Attrition: Each simulation draw samples a project completion rate from a Beta(2, 6) distribution, reflecting the historical base rate of approximately 25% project completion with uncertainty around that estimate. The beta distribution is bounded [0,1] and accommodates the right-skewed nature of completion rate uncertainty.
Policy Reform Factor: Applied as a scalar multiplier on mean processing time. A +30% reform effect reduces mean processing time by 30%. This is a simplification; in reality, reform effects are heterogeneous across queue position, project type, and ISO jurisdiction.
Known Limitations: The model does not capture project-level heterogeneity, correlated regulatory shocks across ISOs, or the nonlinear effects of queue congestion on individual project timelines. Results should be interpreted as distributions over aggregate outcomes, not individual project forecasts.
Base Process: Ornstein-Uhlenbeck (mean-reverting) process rather than pure geometric Brownian motion, reflecting the empirical behavior of commodity prices that revert toward long-run marginal cost over time. Mean reversion speed κ is user-adjustable.
Jump Component: Compound Poisson process with jump frequency λ and normally distributed jump magnitude. Jump frequency parameterized at 1.8 events per year based on historical Henry Hub extreme price events (2021 Texas freeze, 2022 European supply shock, 2026 January cold snap).
Seasonal Adjustment: Deterministic seasonal component reflecting historical winter/summer demand patterns superimposed on the stochastic process.
Known Limitations: Model does not incorporate LNG export capacity dynamics, pipeline constraint topology, or structural demand shifts from coal-to-gas switching.
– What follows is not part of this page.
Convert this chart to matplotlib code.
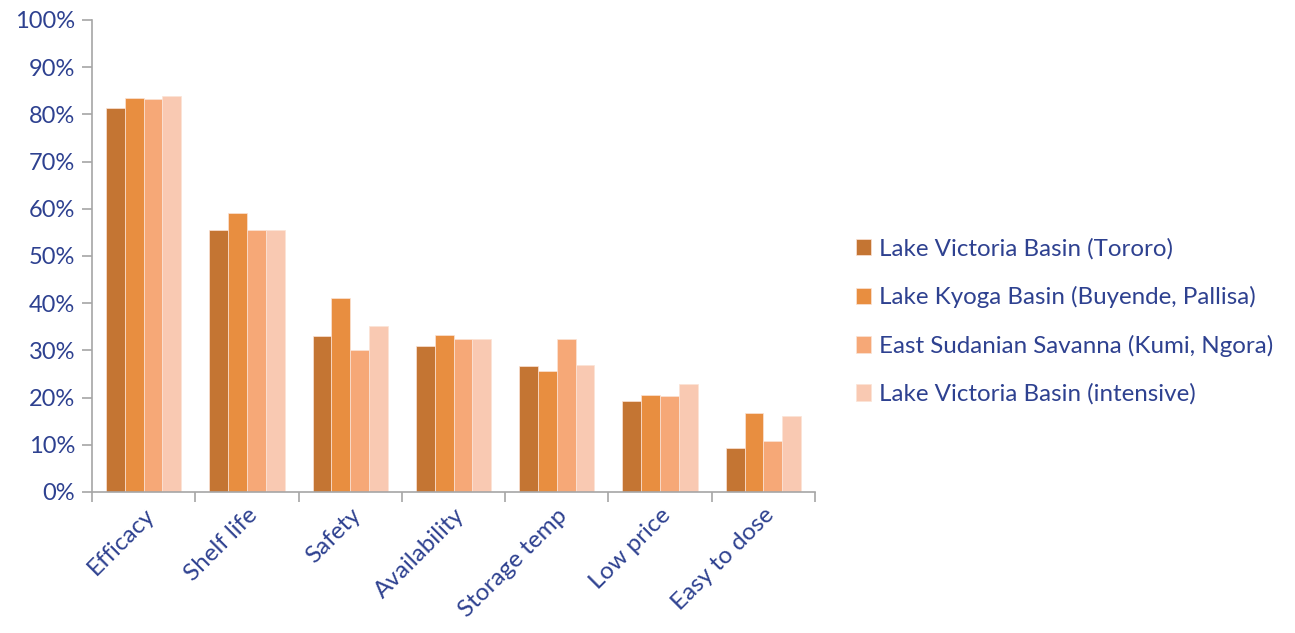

Calibrated to historical Henry Hub; basis differentials at regional delivery points require separate adjustment.
| Source | Data Used | Update Frequency |
|---|---|---|
| FERC Quarterly Energy Infrastructure Update | Interconnection queue statistics | Quarterly |
| EIA Electric Power Monthly | Capacity additions, generation mix, pricing | Monthly |
| IEA World Energy Outlook / Electricity Report | Global demand forecasts, investment data | Annual |
| Lawrence Berkeley Lab (LBNL) | Queue analysis, data center energy use | Annual |
| Grid Strategies LLC | Peak demand forecasts, grid reliability | Annual |
| BloombergNEF | Energy transition investment flows | Quarterly |
| NERC Long-Term Reliability Assessment | Reserve margins, retirement schedules | Annual |
| CME Group / EIA | Henry Hub spot and futures pricing | Daily |
Most energy dashboards aggregate and visualize data produced by other organizations. HarnessAI's analytical framework goes further by applying probabilistic modeling to questions that deterministic data cannot answer: not what the queue contains today, but what fraction of it will actually reach commercial operation by a given date, and what does the distribution of that outcome look like under different policy and market conditions.
This distinction matters practically. An investor, grid planner, or policy analyst who relies on headline queue statistics is implicitly assuming a point estimate where only a distribution is honest. Our Monte Carlo approach forces an explicit accounting of uncertainty, which is more defensible, more useful, and more honest than any single forecast line.
Future development will extend this framework to include regional ISO-level queue resolution models, attrition rate machine learning classifiers trained on project-level FERC filings, and a gas-to-power price correlation model linking the Henry Hub simulation to wholesale electricity market dynamics. These capabilities will be released as the underlying data infrastructure matures.